In one week, neighbouring nations accepted more than two per cent of Ukraine’s population of 44 million, according to the UN refugee agency, UNHCR.
The operation has gone relatively smoothly thanks to an enormous mobilisation of volunteers who have gone to the borders to help.
The European Union (EU) decided on Thursday to grant people fleeing Ukraine temporary protection and residency permits. EU Migration Commissioner Ylva Johansson said millions more were expected to move into the 27-nation bloc and would require shelter, schooling and work. The UN refugee agency predicted the war could produce up to four million refugees.
Meanwhile, Ukrainians and others who had been living in Ukraine continued to arrive in Polish, Hungarian, Slovakian, Romanian and Moldovan border towns.
Among them was Nadia Zuravka, a teenager who arrived on Thursday in Przemysl, Poland, with her mother. They came from Ukraine’s second-largest city, Kharkiv, which is under bombardment. She said both her school and home had been hit by bombs, and her friends were all hiding in basements.
“Everything of value to me” has faced some kind of destruction, she said.
Poland, a neighbouring Slavic nation where many Ukrainians have settled in recent years for work, has received the largest single group of refugees so far, with many being taken in by relatives or friends. Many refugees continue moving west to countries like Italy and Germany.
Volunteers and local authorities at border crossings meet exhausted people who have been traveling for days. They serve food or guide the newcomers to shelters; sometimes they take strangers into their own homes. Children arriving with cancer were evacuated to hospitals in Poland.
Pope Francis thanked Poland for its role in helping refugees, praising the country’s people for “opening your borders, your hearts, the doors of your homes”.
People from across Europe are helping too, even as they struggle with their own fears of what this dangerous new chapter holds for a continent that has faced so much bloodshed in past wars.
Luc Dedecker drove 1,650 kilometres from his home in Belgium to Przemysl, stopping only to sleep in his car.
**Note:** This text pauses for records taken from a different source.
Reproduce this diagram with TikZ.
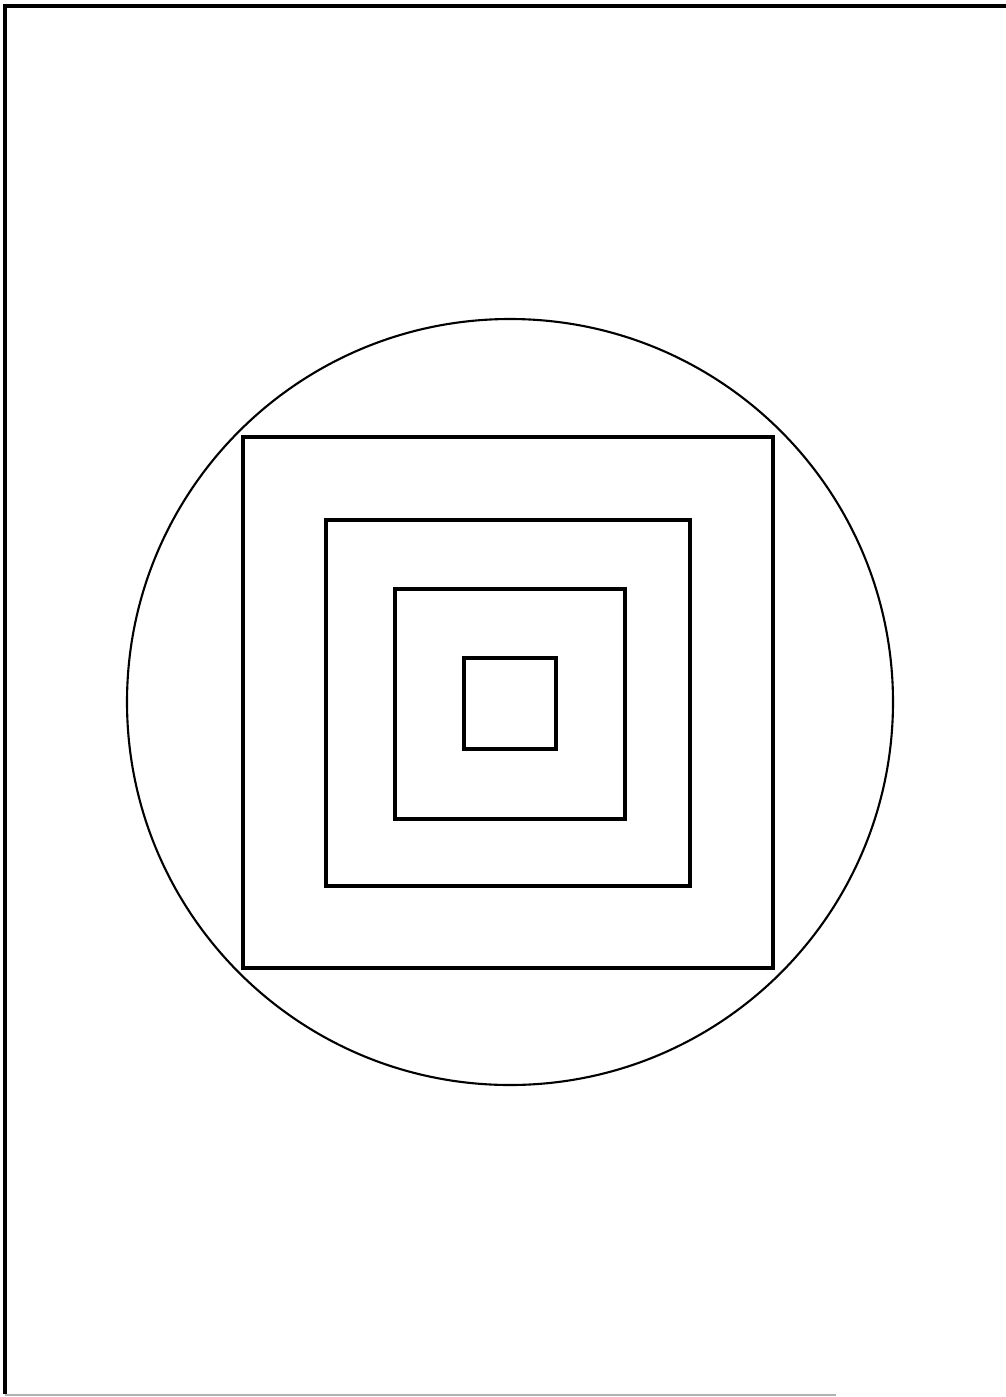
\documentclass[tikz,border=0pt]{standalone}
\usepackage{tikz}

\begin{document}
\begin{tikzpicture}[x=0.02cm,y=-0.02cm,
  frame/.style={line width=2.1pt,black},
  ring/.style={line width=1.2pt,black}]
\useasboundingbox (0,0) rectangle (1006,1397);

% page edge
\draw[line width=2pt] (5,1394) -- (5,6) -- (1006,6);
\draw[line width=1pt,black!30] (5,1395) -- (836,1395);

\draw[ring] (510,702) circle (383);

\draw[frame] (243,437) rectangle (773,968);
\draw[frame] (326,520) rectangle (690,886);
\draw[frame] (395,589) rectangle (625,819);
\draw[frame] (464,658) rectangle (556,749);
\end{tikzpicture}
\end{document}
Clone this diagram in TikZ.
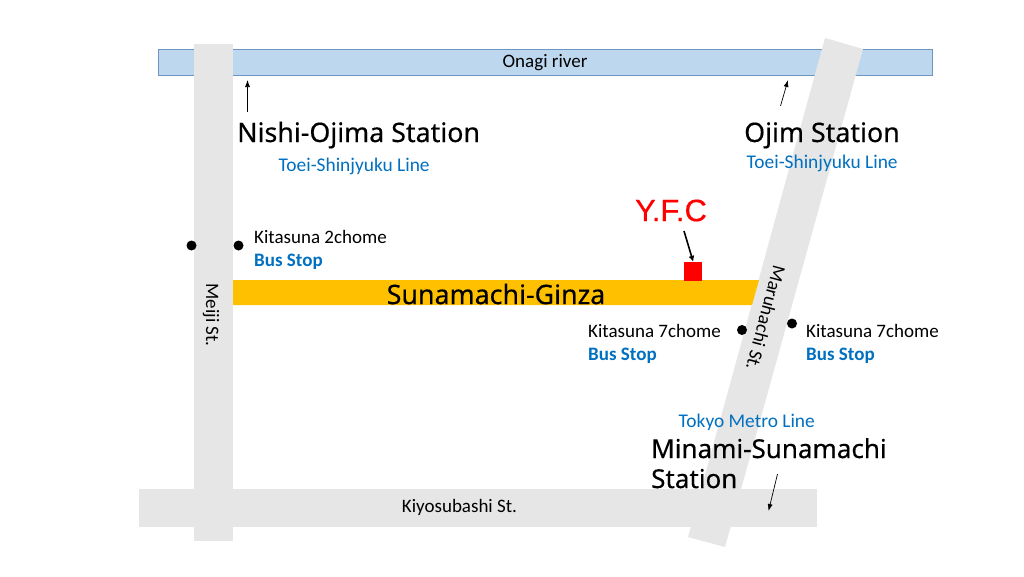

He was prepared to take strangers back to his place.
“People need to be helped,” he said. He also described a profound fear of Russian President Vladimir Putin.
For Poles, Russia’s attack on Ukraine evokes memories of their own country’s double invasion in 1939 by Nazi Germany and the Soviet Union. The German invasion triggered World War II and a brutal five-year occupation that killed six million Poles.
Scenes of destroyed Ukrainian cities today recall the look of Polish cities levelled by German bombardments during the war.
Some Poles described helping Ukrainians now as part of a struggle by the democratic West to defend their own liberty, since sheltering Ukrainian women and children frees men to fight at home.
“We think that if Ukrainians fight and win, we will be safe. Now, we are not safe,” said Bartosz Tomaszewski, a 28-year-old Pole in a yellow security vest that marked him as a volunteer. He was guiding people coming off trains in Przemsyl, where he has travelled each day from his home in nearby Rzeszow.
Tomaszewski fears that if Ukrainian President Volodymyr Zelenskyy fails to stop Putin, Poland could be next, along with the Baltic nations of Lithuania, Latvia and Estonia.
Pelykh, the Ukrainian refugee in the Romanian border town of Siret, hopes people in Russia “will read about this and think about what is happening now (in Ukraine). It’s not photoshop, it’s not fairy tales. It’s real, it’s real. It’s in my town”.